Zeisler, Fannie Bloomfield (1863–1927)

views updated

Zeisler, Fannie Bloomfield (1863–1927)

American concert pianist. Born Fannie Blumenfeld on July 16, 1863, in Bielitz, Autrian Silesia; died on August20, 1927, in Chicago, Illinois; only daughter and youngest of three children of Solomon Blumenfeld (a merchant) and Bertha (Jaeger) Blumenfeld (an editor of her husband's publications); studied at home (by one account attended public schools and the Dearborn Seminary, Chicago); studied with Bernhard Ziehn and Theodor Leschetizky; married Sigmund Zeisler (a lawyer), on October 18, 1885; children: Leonard (b. 1886); Paul (b. 1897); Ernest (b. 1899).

The youngest of three children and only daughter of Jewish parents, pianist Fannie Blumenfeld (anglicized to Bloomfield in 1883) was born in Bielitz, Austrian Silesia, in 1863, and emigrated to America with her family in 1866. For several years, the family lived in Appleton, Wisconsin, then settled in Chicago, where Solomon Blumenfeld established a dry goods business. Fannie's first piano teacher was her brother Maurice (who went on to become a distinguished philologist and professor of Sanskrit at Johns Hopkins University). She later studied with Bernhard Ziehn, from whom she learned the fundamentals of music, and with the conductor and impresario Carl Wolfsohn, who came to Chicago in 1873. On February 26, 1875, at age 11, she made her debut at a Beethoven Society concert, performing Beethoven's F-major Andante. Over the next three years, she continued to perform locally under Wolfsohn's management.

In 1877, the acclaimed Russian pianist Annette Essipova was touring in Chicago and heard Fannie perform. Impressed, Essipova encouraged Fannie to study with her own mentor, the master teacher Theodor Leschetizky. Fannie subsequently spent five years working with Leschetizky in Vienna, during which she also performed several public concerts. She returned to Chicago in 1883, performing with the Beethoven Society on January 11, 1884. Following a full concert at Chicago's Hershey Hall that April, she made her New York debut on January 30, 1885, under the direction of Frank Van der Stucken. With her reputation growing, Fannie also embarked on a teaching career, joining the faculty of Chicago's School of Lyric and Dramatic Art.

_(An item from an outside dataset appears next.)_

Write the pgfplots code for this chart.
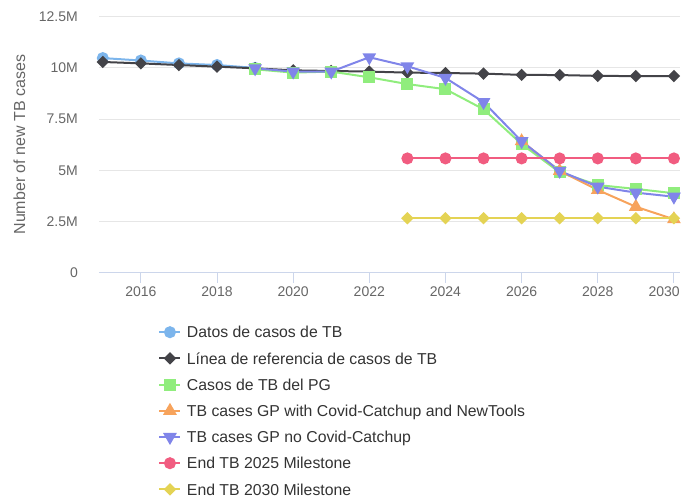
\documentclass[border=0pt]{standalone}
\usepackage{pgfplots}
\pgfplotsset{compat=1.18}
\usepackage{fontspec}
\setmainfont{Liberation Sans}

\definecolor{cA}{HTML}{7CB5EC}
\definecolor{cB}{HTML}{434348}
\definecolor{cC}{HTML}{90ED7D}
\definecolor{cD}{HTML}{F7A35C}
\definecolor{cE}{HTML}{8085E9}
\definecolor{cF}{HTML}{F15C80}
\definecolor{cG}{HTML}{E4D354}
\definecolor{gridc}{HTML}{E6E6E6}
\definecolor{axisc}{HTML}{CCD6EB}
\definecolor{labelc}{HTML}{666666}
\definecolor{legc}{HTML}{333333}

\begin{document}
\begin{tikzpicture}
\useasboundingbox (0,0) rectangle (681pt,499pt);
\begin{axis}[
    at={(99pt,226.3pt)}, anchor=south west,
    scale only axis,
    width=581pt, height=256pt,
    xmin=2014.9, xmax=2030.16,
    ymin=0, ymax=12.5,
    clip=false,
    axis x line*=bottom, axis y line*=left,
    x axis line style={draw=axisc, line width=1pt, -},
    y axis line style={draw=none},
    xtick={2016,2018,...,2028},
    xticklabels={2016,2018,2020,2022,2024,2026,2028},
    extra x ticks={2030},
    extra x tick labels={2030},
    extra x tick style={xticklabel style={anchor=north east, xshift=6pt}},
    ytick={0,2.5,5,7.5,10,12.5},
    yticklabels={0,2.5M,5M,7.5M,10M,12.5M},
    tick align=outside,
    major tick length=10pt,
    xtick style={draw=axisc, line width=1pt},
    ytick style={draw=none},
    ymajorgrids,
    grid style={draw=gridc, line width=1pt},
    tick label style={font=\fontsize{14}{16}\selectfont, text=labelc, inner sep=0pt},
    xticklabel style={anchor=north, yshift=-3.5pt},
    yticklabel style={anchor=east, xshift=-11pt},
    ylabel={Number of new TB cases},
    every axis y label/.style={at={(axis description cs:-0.137,0.5)}, rotate=90, anchor=center,
        font=\fontsize{16}{18}\selectfont, text=labelc},
    legend cell align=left,
    legend style={
        at={(axis description cs:0.102,-0.207)}, anchor=north west,
        draw=none, fill=none, inner sep=0pt,
        font=\fontsize{15.8}{18}\selectfont, text=legc,
        row sep=13.6pt, column sep=0pt,
        nodes={inner sep=0pt, text height=12pt, text depth=0.6pt},
    },
    legend image code/.code={
        \path[draw=none, fill=none] (0pt,-6.3pt) rectangle (27.5pt,6.3pt);
        \draw[mark repeat=2, mark phase=2, #1] plot coordinates {(0pt,0pt) (10.5pt,0pt) (21pt,0pt)};
    },
    every axis plot/.append style={line width=2pt},
]
% Datos de casos de TB
\addplot[cA, mark=*, mark size=5pt, mark options={draw=none, fill=cA}] coordinates {
    (2015,10.48) (2016,10.36) (2017,10.22) (2018,10.14) (2019,10.00)
};
% Linea de referencia
\addplot[cB, mark=square*, mark size=3.4pt, mark options={rotate=45, draw=none, fill=cB}] coordinates {
    (2015,10.29) (2016,10.22) (2017,10.14) (2018,10.06) (2019,9.98)
    (2020,9.88) (2021,9.85) (2022,9.82) (2023,9.77) (2024,9.75)
    (2025,9.72) (2026,9.66) (2027,9.65) (2028,9.61) (2029,9.60) (2030,9.60)
};
% Casos de TB del PG
\addplot[cC, mark=square*, mark size=5pt, mark options={draw=none, fill=cC}] coordinates {
    (2019,9.93) (2020,9.77) (2021,9.82) (2022,9.54) (2023,9.21) (2024,8.96)
    (2025,7.98) (2026,6.28) (2027,4.90) (2028,4.28) (2029,4.09) (2030,3.88)
};
% GP with Covid-Catchup and NewTools
\addplot[cD, mark=triangle*, mark size=6pt, mark options={draw=none, fill=cD}] coordinates {
    (2026,6.42) (2027,4.97) (2028,4.04) (2029,3.22) (2030,2.61)
};
% GP no Covid-Catchup
\addplot[cE, mark=triangle*, mark size=6pt, mark options={rotate=180, draw=none, fill=cE}] coordinates {
    (2019,9.98) (2020,9.82) (2021,9.82) (2022,10.52) (2023,10.08) (2024,9.51)
    (2025,8.33) (2026,6.42) (2027,4.97) (2028,4.20) (2029,3.91) (2030,3.71)
};
% End TB 2025
\addplot[cF, mark=*, mark size=5pt, mark options={draw=none, fill=cF}] coordinates {
    (2023,5.58) (2024,5.58) (2025,5.58) (2026,5.58) (2027,5.58) (2028,5.58) (2029,5.58) (2030,5.58)
};
% End TB 2030
\addplot[cG, mark=square*, mark size=3.4pt, mark options={rotate=45, draw=none, fill=cG}] coordinates {
    (2023,2.66) (2024,2.66) (2025,2.66) (2026,2.66) (2027,2.66) (2028,2.66) (2029,2.66) (2030,2.66)
};
\legend{Datos de casos de TB, Línea de referencia de casos de TB, Casos de TB del PG,
    TB cases GP with Covid-Catchup and NewTools, TB cases GP no Covid-Catchup,
    End TB 2025 Milestone, End TB 2030 Milestone}
\end{axis}
\end{tikzpicture}
\end{document}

On October 18, 1885, Fannie married Sigmund Zeisler, an up and coming young Chicago attorney who later gained prominence as the defender of the Chicago anarchists following the Haymarket Riot. The Zeislers, who had three sons, established something of a cultural salon in the city, hosting a reception at their home on the last Wednesday evening of each month to which they invited many in Chicago's cultural and liberal community.

By the 1890s, Fannie was at the front rank of the world's concert pianists, acclaimed for her fiery temperament and minutely developed technique. She continued to concertize in Europe and America over the next 20 years, carefully arranging her schedule around her family and her students. Beginning in the fall of 1893, she made six European tours that included concerts in Germany, England, Austria, Switzerland, Denmark, and Paris. Her American tours, often involving long train rides and difficult connections, included appearances with orchestras in Boston, New York, Philadelphia, Pittsburgh, Cincinnati, Chicago, St. Louis, and Minneapolis.

Two Chicago concerts dominate Zeisler's later career: the first, at Orchestra Hall on February 3, 1920, included three concertos, by Mozart, Chopin, and Tchaikovsky, and the scherzo of the Litolff concerto; the second, on February 25, 1925, honoring 50 years of concertizing, included concertos of Chopin and Schumann in which she was accompanied by the Chicago Symphony Orchestra under the baton of Frederick Stock. The performance also included the Beethoven andante she had played at her very first concert in 1875. Sadly, the latter performance turned out to be her farewell appearance. In the fall of 1926, Zeisler began suffering from a heart ailment and died the following summer, age 64.

sources:

James, Edward T., ed. Notable American Women, 1607–1950. Cambridge, MA: The Belknap Press of Harvard University, 1971.

Krummel, D.W. "Zeisler [née Blumenfeld, Bloomfield], Fannie," in H. Wiley Hitchcock and Stanley Sadie, eds., New Grove Dictionary of American Music. Vol. 4, p. 592.

McHenry, Robert, ed. Famous American Women. NY: Dover, 1983.

Schonberg, Harold C. The Great Pianists. Rev. ed. NY: Simon & Schuster, 1987.

Slonimsky, Nicolas, ed. Baker's Biographical Dictionary of Musicians. 8th ed. NY: Schirmer, 1992.